Abstract Source: NSF
Earth’s ionized outer atmosphere has a significant impact on radio-frequency (RF) signals used for communication, radar, and Global Navigation Satellite Systems (GNSS) such as GPS. These effects intensify and become less predictable during elevated solar activity, particularly at higher latitudes where auroral phenomena produce complex and transient ionospheric structures that cause GNSS signal scintillations and tracking failures. At high magnetic latitudes, Earth’s convergent magnetic field acts as a lens, channeling electromagnetic energy derived from the solar wind into a narrow latitudinal region. Most of this energy is dissipated in the lower ionosphere (<200km) through a complex interplay of particle precipitation, plasma heating, and turbulent transport. This multi-scale dynamic is poorly understood and challenging to observe. This project develops innovative AI-driven methodologies to enhance our understanding of these structuring processes and their implications for technologies we rely on for convenience, safety, and national security. The research will facilitate new approaches for monitoring and mitigating ionospheric effects on RF signals and will guide the creation of next-generation “smart sensors” that incorporate a hybrid suite of sensors alongside on-sensor generation of ionospheric models. This project will support graduate and undergraduate student training.

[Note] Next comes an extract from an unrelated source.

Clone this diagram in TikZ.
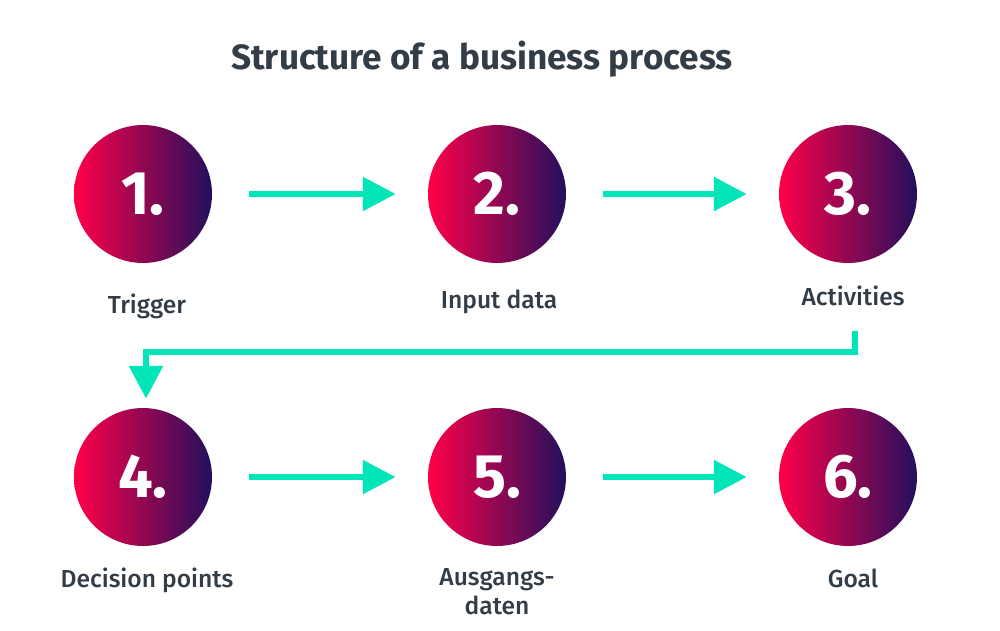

This project addresses this challenge through a methodology that leverages the complementary nature of GNSS and optical data. Wide-field imaging of select emissions in the aurora and airglow spectrum provide quantitative information about plasma production and loss rates, while dual-frequency GNSS receivers offer precise measurements of path-integrated plasma density, referred to as Total Electron Content (TEC). These measurements are connected through established physics-based models. The objective is to identify ionospheric parameters, such as density, temperature, and ion composition, that are consistent with both observational data and established physical principles. Science questions to be addressed are (1) What are the important multi-scale plasma density patterns that define the electrical load seen by the magnetosphere? and (2) How do variations in latent parameters impact the ionospheric response? This work is ideally suited to a specialized form of AI known as Physics Informed Machine Learning (PIML), which incorporates known physics to uncover hidden states of the ionosphere, providing both detailed ionospheric representations and insights into unobserved parameters. The accuracy of PIML models improves with the amount of data applied. Thus, citizen scientists can play a significant role in this research, as GNSS and optical sensors embedded in consumer smartphones continue to improve.